Torrential rains inundate parts of south Louisiana
Published 7:00 am Tuesday, August 16, 2016
The weekend’s devastating floods along rivers and streams in east-central Louisiana were the result of mind-boggling rainfall totals in those regions Thursday night through Saturday.
About 15 miles northeast of Baton Rouge on the northern edge of Denham Springs, an observer’s rain gauge in the community of Watson recorded a little over 26 inches of rain Thursday, Thursday night, and Friday morning. The remainder of Friday, Friday night, and Saturday morning almost five more inches fell bringing the total rainfall in Watson to 31.39 inches in about 48 hours.
Numerous weather observers from Hammond, Louisiana, westward through Baton Rouge to Lafayette measured over 20 inches of rain during the deluge that began Thursday and continued through several waves into Saturday. The swath of extremely heavy rain extended northward just across the Mississippi line southwest of McComb, Mississippi.
There is no way that the ground can absorb that much water, so the vast majority of the rain ran off into creeks and rivers producing record-breaking flooding on Louisiana rivers such as the Tchefuncte, Amite, and Comite.

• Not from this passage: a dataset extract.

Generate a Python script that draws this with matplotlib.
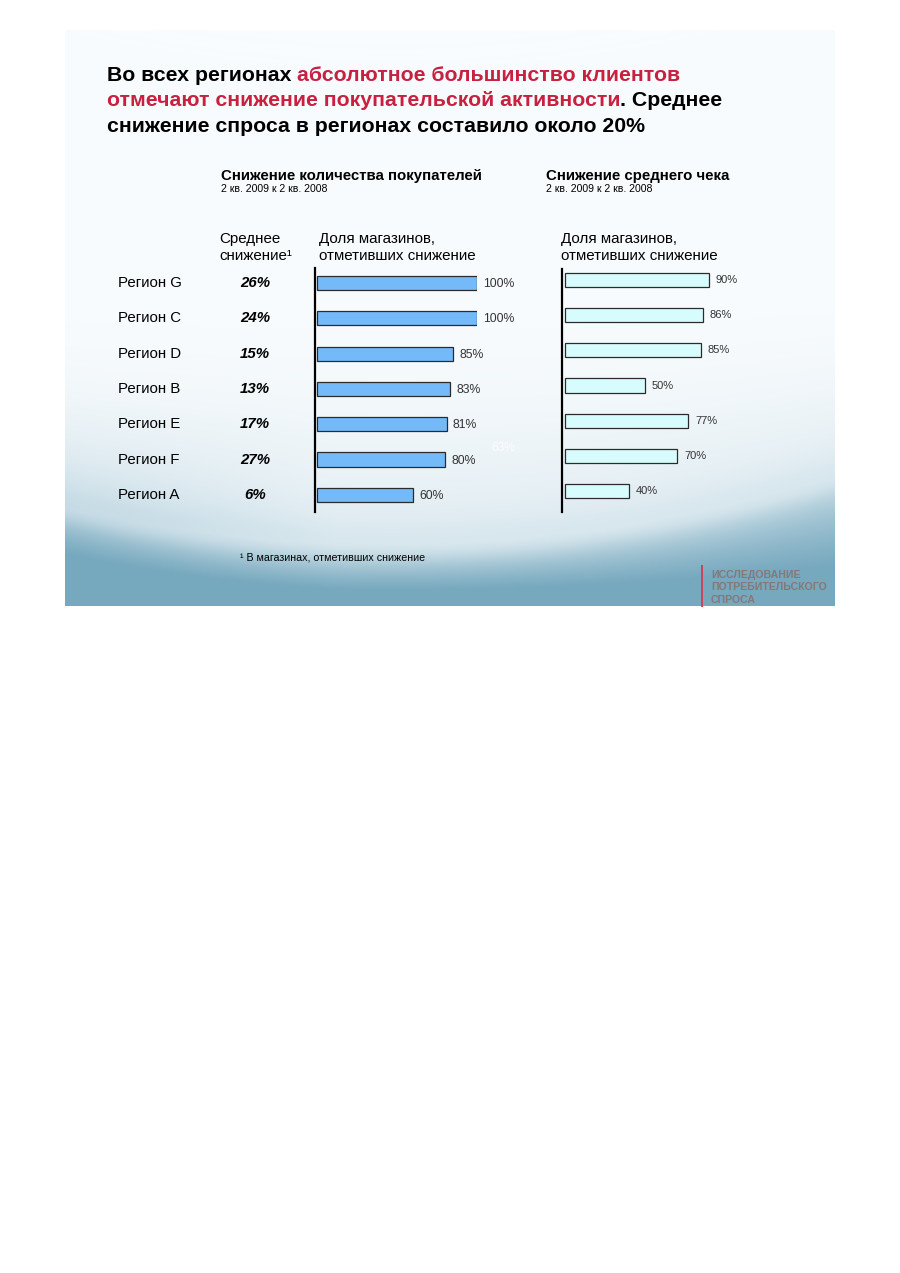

In last week’s column I described the low pressure system and extremely humid atmospheric moisture levels that were forecast to slide westward along the Gulf Coast from Florida, and which ultimately produced the record rains and massive flooding.
Early last week when I wrote that column, computer weather models were predicting that extreme rains were most likely to fall to our east and our south. I mentioned that a shift of 100 miles in those predictions could make the difference between us getting a couple of inches of rain and ten inches.
As the week wore on, forecasters continued to shift the predicted bullseye for heavy rain to the west, eventually posting flash flood watches for the affected areas.
As it turned out, rain totals in and around Picayune and Carriere were generally from just under two inches up to almost four inches for Thursday through Friday. The heaviest rain bands came as close as Franklinton, Louisiana, a mere 40 miles as the crow flies from us, where ten inches of rain fell.
By Sunday the low-pressure system that brought all of this rain and misery to Louisiana had drifted west into Texas and become part of a stationary front that stretched from that state north into the Great Lakes region. Meanwhile, the semitropical Bermuda High Pressure Ridge began nosing westward from the Atlantic into the Gulf of Mexico and the Gulf states.
The Bermuda High will be the dominant weather system affecting our weather this week. That means warm and humid with weak southerly breezes coming off the Gulf. Along with this pattern will come widely scattered to scattered afternoon and evening showers and thunderstorms. It’s impossible to know exactly where those showers will occur. The chances that it will rain where you are on any particular afternoon this week are about the same as, or just a little less than, your chances of getting tails when flipping a coin.
In other words, after last week’s unusual weather, summer monotony returns for this week.